En 1906 il illustre les fables de la Fontaine. Son interprétation toute en finesse reste l'une des plus savoureuses. 


Il crée aussi un personnage qui se nomme Tintin-lutin. Ce jeune garçon à houppette blonde porte des pantalons de golfe. À Bruxelles, le jeune Georges Rémi, futur Hergé, dévore ces aventures avec délectation et prend ce talentueux dessinateur qu'est Rabier comme modèle.
Hergé dira plus tard :« J’ai été immédiatement conquis. Car ces dessins étaient très simples. Très simples, frais, robustes, joyeux, et d’une lisibilité parfaite. En quelques traits bien charpentés tout était dit : le décor était indiqué, les acteurs en place ; la comédie pouvait commencer. » 

Benjamin Rabier fait un voyage à moto en Russie, périple très commenté par la presse de l'époque. Hergé s'en inspirera pour la première histoire de son Tintin : "Tintin au pays des Soviets".
Rabier ne tient pas en place (en plus de son job d'illustrateur, il travaille toujours aux Halles et trouve le moyen d'être contrôleur au nouveau cirque de Paris le soir, pour lequel il devient même pendant un temps acrobate jongleur) et il devient l'un des premiers producteurs de dessins animés en 1916 et puis publiciste ; il crée des affiches et des petites animations pour des produits du moment. C'est en 1924 qu'un dessin de Rabier est choisi pour illustrer une boîte de fromage crémeux. C'est la vache qui rit. On lui doit aussi à la même période la baleine des salins du midi.





 
Le sketch du serpent à pattes repris par Hergé dans "Tintin au Congo"

 



Devenu dessinateur animalier, il lance une série d'albums contant les aventures de Gédéon le canard. Il en dessinera 16 jusqu'en 1939, date de son décès.
S'il est souvent évoqué comme l'un des créateurs de la bande dessinée avec son sens du découpage des scènes et le rythme qu'il y imprime, il reste dans les esprits comme celui qui a donné aux animaux visage humain. Avec simplicité et authenticité, beaucoup d'espièglerie mais aussi de poésie, il a sans aucun doute contribué à changer le regard sur ces petites bêtes qu'on appelle nos inférieurs .
Tiens, faudrait que je vérifie s'il était végétarien ce monsieur là...


1 commentaire:

  1. Je le connais bien le Benjamin, forcément, je porte son patronyme ! C'était le nom de mon papa.
    Malheureusement Benjamin n'est pas mon aïeul, ce que je regrette infiniment évidemment.
    Ce qui est drôle par contre c'est que mon chéri s'appelle Benjamin.

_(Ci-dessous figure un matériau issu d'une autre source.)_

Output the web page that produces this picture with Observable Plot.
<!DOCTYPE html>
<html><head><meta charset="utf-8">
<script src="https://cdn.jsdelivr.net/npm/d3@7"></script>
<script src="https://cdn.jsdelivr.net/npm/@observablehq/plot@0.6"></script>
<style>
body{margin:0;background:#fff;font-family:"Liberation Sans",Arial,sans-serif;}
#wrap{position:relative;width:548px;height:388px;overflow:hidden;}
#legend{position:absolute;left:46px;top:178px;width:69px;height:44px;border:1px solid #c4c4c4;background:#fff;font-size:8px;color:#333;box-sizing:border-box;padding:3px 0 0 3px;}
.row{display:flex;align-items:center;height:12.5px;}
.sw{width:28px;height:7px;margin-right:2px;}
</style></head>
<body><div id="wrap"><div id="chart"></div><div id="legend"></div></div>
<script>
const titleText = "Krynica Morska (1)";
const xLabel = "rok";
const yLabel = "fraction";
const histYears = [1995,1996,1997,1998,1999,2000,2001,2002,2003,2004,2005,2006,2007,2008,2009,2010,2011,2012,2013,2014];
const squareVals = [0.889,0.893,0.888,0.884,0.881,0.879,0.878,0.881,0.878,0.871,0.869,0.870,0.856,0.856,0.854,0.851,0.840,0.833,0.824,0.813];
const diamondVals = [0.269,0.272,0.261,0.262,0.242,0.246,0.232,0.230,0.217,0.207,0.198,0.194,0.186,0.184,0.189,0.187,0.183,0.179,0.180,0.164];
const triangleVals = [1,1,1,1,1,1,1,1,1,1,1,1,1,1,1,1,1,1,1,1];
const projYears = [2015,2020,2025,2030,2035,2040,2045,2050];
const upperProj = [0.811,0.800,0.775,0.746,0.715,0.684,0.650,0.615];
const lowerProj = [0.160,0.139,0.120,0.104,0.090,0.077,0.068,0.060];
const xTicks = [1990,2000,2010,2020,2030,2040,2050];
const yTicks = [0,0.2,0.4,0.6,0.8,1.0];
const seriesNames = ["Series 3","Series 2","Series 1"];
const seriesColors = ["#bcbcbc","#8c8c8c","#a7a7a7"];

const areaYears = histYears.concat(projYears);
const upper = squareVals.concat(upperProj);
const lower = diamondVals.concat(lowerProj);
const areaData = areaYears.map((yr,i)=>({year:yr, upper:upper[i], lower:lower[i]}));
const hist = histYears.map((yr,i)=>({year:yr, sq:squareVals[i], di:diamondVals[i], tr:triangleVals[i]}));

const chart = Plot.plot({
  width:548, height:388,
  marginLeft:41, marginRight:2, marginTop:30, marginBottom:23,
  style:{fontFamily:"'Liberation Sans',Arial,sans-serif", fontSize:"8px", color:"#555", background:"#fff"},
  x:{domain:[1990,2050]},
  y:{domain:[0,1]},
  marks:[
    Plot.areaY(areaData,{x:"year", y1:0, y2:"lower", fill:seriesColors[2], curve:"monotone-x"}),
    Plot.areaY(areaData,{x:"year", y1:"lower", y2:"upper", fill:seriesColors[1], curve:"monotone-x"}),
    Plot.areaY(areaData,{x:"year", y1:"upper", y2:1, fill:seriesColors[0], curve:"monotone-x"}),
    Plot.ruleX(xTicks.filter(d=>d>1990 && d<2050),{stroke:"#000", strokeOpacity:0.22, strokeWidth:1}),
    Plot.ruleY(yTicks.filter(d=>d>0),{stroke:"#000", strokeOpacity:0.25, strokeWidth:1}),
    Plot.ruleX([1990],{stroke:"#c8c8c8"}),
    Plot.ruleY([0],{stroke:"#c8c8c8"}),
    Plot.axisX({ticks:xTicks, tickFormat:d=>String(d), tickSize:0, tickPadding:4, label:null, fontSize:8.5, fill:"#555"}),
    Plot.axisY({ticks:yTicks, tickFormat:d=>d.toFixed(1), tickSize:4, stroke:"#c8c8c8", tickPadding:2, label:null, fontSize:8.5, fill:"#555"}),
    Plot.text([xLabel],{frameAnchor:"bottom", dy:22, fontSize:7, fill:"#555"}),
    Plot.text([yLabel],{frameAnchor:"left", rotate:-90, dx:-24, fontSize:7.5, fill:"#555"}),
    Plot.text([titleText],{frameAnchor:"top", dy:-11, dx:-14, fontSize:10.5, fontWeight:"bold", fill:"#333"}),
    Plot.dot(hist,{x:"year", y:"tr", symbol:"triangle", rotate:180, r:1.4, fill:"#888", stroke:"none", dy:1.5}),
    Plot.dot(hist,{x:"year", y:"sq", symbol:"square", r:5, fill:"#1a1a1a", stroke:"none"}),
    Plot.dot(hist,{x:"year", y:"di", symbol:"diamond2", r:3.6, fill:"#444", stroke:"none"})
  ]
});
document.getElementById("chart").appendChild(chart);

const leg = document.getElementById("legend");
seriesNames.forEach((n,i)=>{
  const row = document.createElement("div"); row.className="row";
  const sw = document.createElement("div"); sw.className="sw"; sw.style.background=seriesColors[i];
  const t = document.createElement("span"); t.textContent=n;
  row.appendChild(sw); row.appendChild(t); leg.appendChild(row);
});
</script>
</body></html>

    Quand j'ai passé mon entretien pour entrer en école de dessin publicitaire en 1992, on m'a demandé si je connaissais Benjamin Rabier. J'ai bien sûr répondu avec ce que je connaissais de lui à l'époque, à savoir la paternité de la Vache qui rit. C'est apparemment ce qui a motivé le fait que j'ai été prise !
    J'espère pouvoir lui consacrer aussi un grand sujet sur mon blog un de ces 4.